Hafez climbed into the turret. I dragged an Askar to the road, and Hafez waved to an Afghan truck to pick him up. But the .50-cal was acting up and Hafez had difficulty clearing the jams. He was jacking the bolt back and I was nervous that he’d pull off the back plate with the bolt locked to the rear. If he did, the pressure of his next and last burst would drive the plate into his chest. To coax the gun back into firing shape, every so often I’d slip and slide up into the turret—blood from my arm and the wounded Askars had spattered everywhere inside the truck—and try to reset the gun.
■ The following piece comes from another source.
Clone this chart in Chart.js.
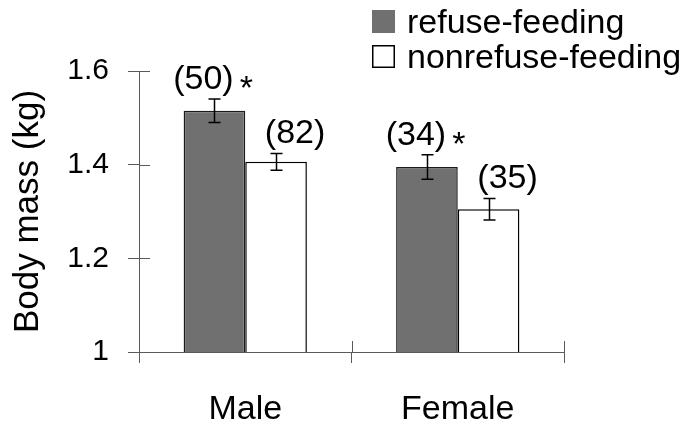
<!DOCTYPE html>
<html>
<head>
<meta charset="utf-8">
<script src="https://cdn.jsdelivr.net/npm/chart.js@4.4.1/dist/chart.umd.min.js"></script>
<style>
  html, body { margin: 0; padding: 0; background: #fff; }
  #wrap { width: 688px; height: 425px; position: relative; }
</style>
</head>
<body>
<div id="wrap"><canvas id="chart"></canvas></div>
<script>
// data
const categories = ['Male', 'Female']
const seriesNames = ['refuse-feeding', 'nonrefuse-feeding']
const refuseMeans = [1.515, 1.395]
const refuseErrors = [0.025, 0.026]
const refuseCounts = [50, 34]
const refuseStars = [true, true]
const nonrefuseMeans = [1.406, 1.305]
const nonrefuseErrors = [0.018, 0.023]
const nonrefuseCounts = [82, 35]
const nonrefuseStars = [false, false]
const yTicks = [1, 1.2, 1.4, 1.6]

const FONT = '"Liberation Sans", Arial, sans-serif'
const AXIS = '#5a5a5a'

// inner half of the tick marks (the axes have crossing ticks)
const crossTicks = {
  id: 'crossTicks',
  afterDraw(chart, args, opts) {
    const { ctx, chartArea, scales: { x, y } } = chart
    ctx.save()
    ctx.strokeStyle = opts.color
    ctx.lineWidth = 1
    ctx.beginPath()
    y.ticks.forEach((t, i) => {
      const py = Math.round(y.getPixelForTick(i)) + 0.5
      ctx.moveTo(chartArea.left, py)
      ctx.lineTo(chartArea.left + opts.length, py)
    })
    const step = x.getPixelForValue(1) - x.getPixelForValue(0)
    for (let i = 0; i <= categories.length; i++) {
      const px = Math.round(x.getPixelForValue(i) - step / 2) + 0.5
      ctx.moveTo(px, chartArea.bottom)
      ctx.lineTo(px, chartArea.bottom - opts.length)
    }
    ctx.stroke()
    ctx.restore()
  }
}

// error bars + sample size labels + significance stars
const barExtras = {
  id: 'barExtras',
  afterDatasetsDraw(chart, args, opts) {
    const { ctx, scales: { y } } = chart
    ctx.save()
    chart.data.datasets.forEach((ds, di) => {
      const meta = chart.getDatasetMeta(di)
      meta.data.forEach((bar, i) => {
        const v = ds.data[i], e = ds.errors[i]
        const yt = y.getPixelForValue(v + e)
        const yb = y.getPixelForValue(v - e)
        const cx = Math.round(bar.x) + 0.5
        ctx.strokeStyle = '#000'
        ctx.lineWidth = 1.5
        ctx.beginPath()
        ctx.moveTo(cx, yt); ctx.lineTo(cx, yb)
        ctx.moveTo(cx - opts.cap, yt); ctx.lineTo(cx + opts.cap, yt)
        ctx.moveTo(cx - opts.cap, yb); ctx.lineTo(cx + opts.cap, yb)
        ctx.stroke()

        ctx.fillStyle = '#000'
        ctx.font = opts.font
        ctx.textAlign = 'center'
        ctx.textBaseline = 'alphabetic'
        const text = '(' + ds.counts[i] + ')'
        const lx = bar.x + opts.shift[di]
        const base = yt - opts.gap - 7
        ctx.fillText(text, lx, base)
        if (ds.stars[i]) {
          const w = ctx.measureText(text).width
          ctx.textAlign = 'left'
          ctx.fillText('*', lx + w / 2 + 6, base + 10)
        }
      })
    })
    ctx.restore()
  }
}

// two-row legend in the upper right
const boxLegend = {
  id: 'boxLegend',
  afterDraw(chart, args, opts) {
    const { ctx } = chart
    ctx.save()
    ctx.font = opts.font
    ctx.textBaseline = 'alphabetic'
    ctx.textAlign = 'left'
    chart.data.datasets.forEach((ds, i) => {
      const base = opts.y + i * opts.row
      const bx = opts.x, by = base - opts.box
      ctx.fillStyle = ds.backgroundColor
      ctx.fillRect(bx, by, opts.box, opts.box)
      if (ds.legendBorder) {
        ctx.strokeStyle = '#000'
        ctx.lineWidth = 1.5
        ctx.strokeRect(bx + 0.75, by + 0.75, opts.box - 1.5, opts.box - 1.5)
      }
      ctx.fillStyle = '#000'
      ctx.fillText(ds.label, bx + opts.box + opts.gap, base)
    })
    ctx.restore()
  }
}

new Chart(document.getElementById('chart'), {
  type: 'bar',
  data: {
    labels: categories,
    datasets: [
      {
        label: seriesNames[0],
        data: refuseMeans,
        errors: refuseErrors,
        counts: refuseCounts,
        stars: refuseStars,
        backgroundColor: '#707070',
        borderColor: '#1a1a1a',
        borderWidth: 1.5,
        borderSkipped: false,
        legendBorder: false
      },
      {
        label: seriesNames[1],
        data: nonrefuseMeans,
        errors: nonrefuseErrors,
        counts: nonrefuseCounts,
        stars: nonrefuseStars,
        backgroundColor: '#ffffff',
        borderColor: '#000000',
        borderWidth: 1.5,
        borderSkipped: false,
        legendBorder: true
      }
    ]
  },
  options: {
    responsive: true,
    maintainAspectRatio: false,
    animation: false,
    devicePixelRatio: 1,
    layout: { padding: { top: 71, right: 124, bottom: 0, left: 0 } },
    datasets: {
      bar: { categoryPercentage: 0.58, barPercentage: 1 }
    },
    scales: {
      x: {
        afterFit: s => { s.height = 73 },
        grid: { offset: true, drawOnChartArea: false, tickLength: 11, color: AXIS, lineWidth: 1 },
        border: { display: true, color: AXIS, width: 1 },
        ticks: { color: '#000', padding: 26, font: { family: FONT, size: 34 } }
      },
      y: {
        min: 1,
        max: 1.6,
        afterBuildTicks: s => { s.ticks = yTicks.map(v => ({ value: v })) },
        afterFit: s => { s.width = 139 },
        grid: { drawOnChartArea: false, tickLength: 11, color: AXIS, lineWidth: 1 },
        border: { display: true, color: AXIS, width: 1 },
        ticks: {
          color: '#000',
          padding: 19,
          font: { family: FONT, size: 30 },
          callback: v => String(v)
        },
        title: {
          display: true,
          text: 'Body mass (kg)',
          color: '#000',
          font: { family: FONT, size: 35 },
          padding: { top: 7, bottom: 0 }
        }
      }
    },
    plugins: {
      legend: { display: false },
      tooltip: { enabled: false },
      crossTicks: { color: AXIS, length: 11 },
      barExtras: { cap: 6, gap: 3, shift: [-11, 19], font: '34px ' + FONT },
      boxLegend: { x: 372, y: 33, row: 35, box: 23, gap: 12, font: '34px ' + FONT }
    }
  },
  plugins: [crossTicks, barExtras, boxLegend]
})
</script>
</body>
</html>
The incoming fire didn’t stop. The machine-gunners were aiming at movement. They were shooting short bursts, with good fire discipline. Some gunners seemed to have spotters hidden in the houses.
They weren’t using tracers, so no green rounds gave away their positions. Without tracers, though, they couldn’t adjust well. A machine-gunner shooting from five hundred meters away couldn’t tell if he was missing me to the right or the left. Plus, firing at a downward angle of 30 degrees, they were overcompensating.

I knew by the sounds of the bullets when a gunner was zeroing in on me. When puffs of dirt spurted close, I’d find a depression and lie flat. Not seeing me, the gunner would grow bored. I’d wait until the dirt kicked up farther off before moving again.

With Swenson driving one truck and Rod the other, we shuttled around for maybe ten or fifteen minutes, a few Afghan trucks following and at least two Kiowas buzzing overhead. About six had been sent to help us. While two covered us, another pair waited on the other side of the ridge and the third pair rearmed at a nearby base. The pilots were fearless. Knowing my team was lost, they were running search patterns twenty feet off the ground so that they could identify each body.

Many of my Askars were lying prone, doing nothing, not returning fire. I’d trained them on the M16s, but they weren’t comfortable with them. Some had ripped through all their magazines, while others didn’t want to attract attention by shooting. I left the able-bodied to fend for themselves, because I couldn’t organize them without getting Hafez out of the truck to interpret.

To the enemy gunners up in the hills above us, our trucks probably looked a little like beetles scurrying around, swerving from one terrace to the next. Maybe they thought it was like a video game as they tried to hit us. They were doing their best, and they were experienced shooters who had crossed over from Pakistan for this event.

* * *

Swenson and Fabayo stopped their Ford Ranger next to us to talk over our next move. Behind us, an Afghan truck was shuttling wounded back to the collection point.

“Lieutenant,” I said to Fabayo. “Can you replace Hafez on the .50-cal? That’ll free him up to talk to the Afghans, and I got a sighting on another wounded.”

Fabayo got into our turret and Hafez got on the radio. I hopped in with Swenson. He was driving with a handset jammed to his ear, yelling back and forth to the Kiowas. The Ranger had taken a beating. The shocks were absolutely gone. Rounds had gone through the suspension, door, door handle, rear window, and cab. I pointed to a terrace about a hundred meters off to our left front.

“Stop!” I said. “I think that’s where I saw the guy. I’ll go look.”

Swenson had torn the ligament in his right knee and his shins were peppered with shrapnel, so he stayed behind the wheel and I hopped out.

“Don’t go far,” Swenson said.

I climbed up a terrace wall and followed the contours of the field around a corner to a body lying facedown. On the man’s hands were green gloves with the fingers cut out. I knew even before I rolled him over that it was Dodd Ali, my closest Afghan friend. He was due to take leave in a few weeks. He had left on bad terms with his mother, who was sure he would be killed. Finally, after two years, she had relented and invited him back to the farm for a visit.